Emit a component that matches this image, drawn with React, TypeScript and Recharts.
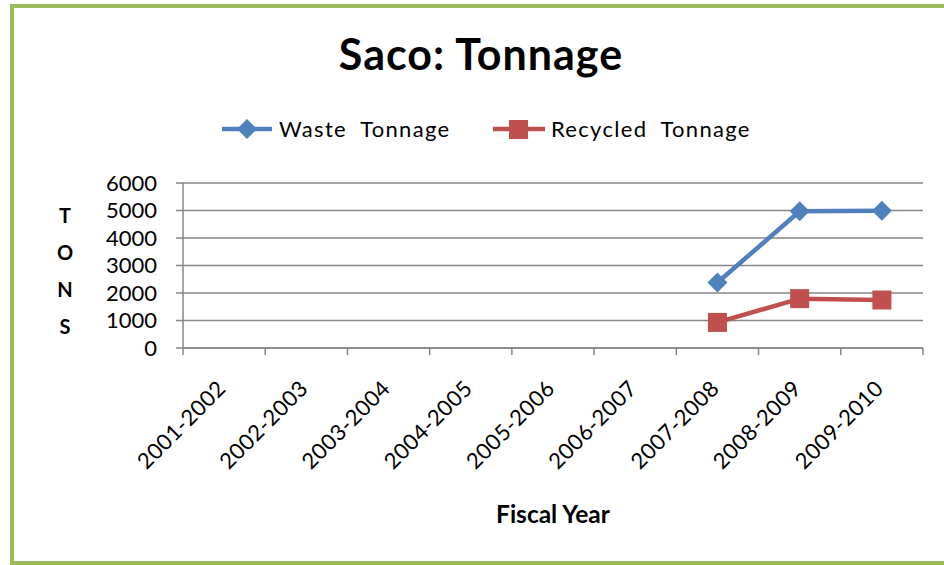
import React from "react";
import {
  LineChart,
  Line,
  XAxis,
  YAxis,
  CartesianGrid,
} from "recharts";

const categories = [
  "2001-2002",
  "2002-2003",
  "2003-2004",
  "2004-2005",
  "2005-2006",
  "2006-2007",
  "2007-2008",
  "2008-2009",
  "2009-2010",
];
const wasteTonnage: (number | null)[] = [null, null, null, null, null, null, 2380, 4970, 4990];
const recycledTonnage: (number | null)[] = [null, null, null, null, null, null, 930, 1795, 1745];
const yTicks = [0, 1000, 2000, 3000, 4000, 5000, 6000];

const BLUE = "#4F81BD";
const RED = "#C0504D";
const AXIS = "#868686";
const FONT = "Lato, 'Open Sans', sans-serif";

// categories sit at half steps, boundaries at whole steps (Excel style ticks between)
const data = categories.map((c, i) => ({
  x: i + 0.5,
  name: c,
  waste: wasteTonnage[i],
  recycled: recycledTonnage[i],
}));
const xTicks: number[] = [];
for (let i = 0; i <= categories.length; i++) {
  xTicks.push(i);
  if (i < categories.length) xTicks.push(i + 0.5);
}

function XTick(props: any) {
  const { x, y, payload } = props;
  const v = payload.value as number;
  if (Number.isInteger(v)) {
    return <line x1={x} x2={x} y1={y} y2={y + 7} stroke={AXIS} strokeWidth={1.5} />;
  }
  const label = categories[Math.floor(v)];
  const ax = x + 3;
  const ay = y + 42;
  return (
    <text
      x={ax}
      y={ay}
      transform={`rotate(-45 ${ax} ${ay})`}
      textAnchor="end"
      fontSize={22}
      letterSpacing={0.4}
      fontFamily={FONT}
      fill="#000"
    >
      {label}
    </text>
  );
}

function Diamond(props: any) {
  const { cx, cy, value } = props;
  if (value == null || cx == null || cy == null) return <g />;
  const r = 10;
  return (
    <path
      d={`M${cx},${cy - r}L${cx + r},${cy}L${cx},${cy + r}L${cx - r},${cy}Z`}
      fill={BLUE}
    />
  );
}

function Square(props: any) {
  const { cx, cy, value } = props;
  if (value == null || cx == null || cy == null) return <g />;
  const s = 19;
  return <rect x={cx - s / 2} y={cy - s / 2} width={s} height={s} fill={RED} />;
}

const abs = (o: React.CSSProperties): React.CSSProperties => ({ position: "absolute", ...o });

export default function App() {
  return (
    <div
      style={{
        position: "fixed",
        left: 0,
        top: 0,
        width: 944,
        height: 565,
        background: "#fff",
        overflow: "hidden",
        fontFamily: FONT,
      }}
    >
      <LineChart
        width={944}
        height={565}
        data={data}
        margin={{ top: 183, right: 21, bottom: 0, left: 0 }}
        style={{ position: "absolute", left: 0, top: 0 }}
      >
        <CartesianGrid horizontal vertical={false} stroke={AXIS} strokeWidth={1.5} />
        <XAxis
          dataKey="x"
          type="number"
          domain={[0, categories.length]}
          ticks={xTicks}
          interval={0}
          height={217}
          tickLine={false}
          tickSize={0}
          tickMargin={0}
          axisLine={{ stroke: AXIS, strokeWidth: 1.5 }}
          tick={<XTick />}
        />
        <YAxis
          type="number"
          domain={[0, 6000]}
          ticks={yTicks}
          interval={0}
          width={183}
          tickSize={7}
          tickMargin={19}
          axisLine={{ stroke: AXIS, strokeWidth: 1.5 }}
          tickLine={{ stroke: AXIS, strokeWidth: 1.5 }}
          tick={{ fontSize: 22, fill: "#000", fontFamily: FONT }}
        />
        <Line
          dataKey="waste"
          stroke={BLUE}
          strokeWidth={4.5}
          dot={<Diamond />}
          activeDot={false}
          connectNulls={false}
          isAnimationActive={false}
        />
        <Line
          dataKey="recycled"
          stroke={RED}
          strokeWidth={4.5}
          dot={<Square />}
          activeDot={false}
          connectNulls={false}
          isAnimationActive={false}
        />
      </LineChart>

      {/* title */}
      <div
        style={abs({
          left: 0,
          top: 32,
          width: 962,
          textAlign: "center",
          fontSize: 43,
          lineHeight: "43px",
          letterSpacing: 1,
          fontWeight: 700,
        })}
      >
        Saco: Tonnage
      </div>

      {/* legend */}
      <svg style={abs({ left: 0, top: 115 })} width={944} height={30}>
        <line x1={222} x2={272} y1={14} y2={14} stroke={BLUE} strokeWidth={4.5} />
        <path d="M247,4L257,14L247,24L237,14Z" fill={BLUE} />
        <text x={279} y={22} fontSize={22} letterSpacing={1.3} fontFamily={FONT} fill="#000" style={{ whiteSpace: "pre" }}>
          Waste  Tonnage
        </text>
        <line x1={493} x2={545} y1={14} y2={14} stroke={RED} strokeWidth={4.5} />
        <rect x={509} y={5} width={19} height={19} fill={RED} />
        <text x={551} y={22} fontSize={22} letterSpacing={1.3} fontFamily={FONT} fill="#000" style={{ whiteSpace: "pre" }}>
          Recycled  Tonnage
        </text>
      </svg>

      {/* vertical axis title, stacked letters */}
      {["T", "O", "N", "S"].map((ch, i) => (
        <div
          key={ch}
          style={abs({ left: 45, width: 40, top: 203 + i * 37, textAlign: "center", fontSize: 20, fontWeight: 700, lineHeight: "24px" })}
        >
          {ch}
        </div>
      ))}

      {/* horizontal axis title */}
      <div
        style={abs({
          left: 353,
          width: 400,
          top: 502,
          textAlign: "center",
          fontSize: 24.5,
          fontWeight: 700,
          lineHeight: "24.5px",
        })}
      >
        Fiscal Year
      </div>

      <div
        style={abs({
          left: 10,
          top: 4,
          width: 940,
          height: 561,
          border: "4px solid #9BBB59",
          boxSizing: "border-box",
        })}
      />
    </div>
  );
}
──────────
Problem requirements — Say how many lines contain "React", and give nothing but that number.

Expected answer — 3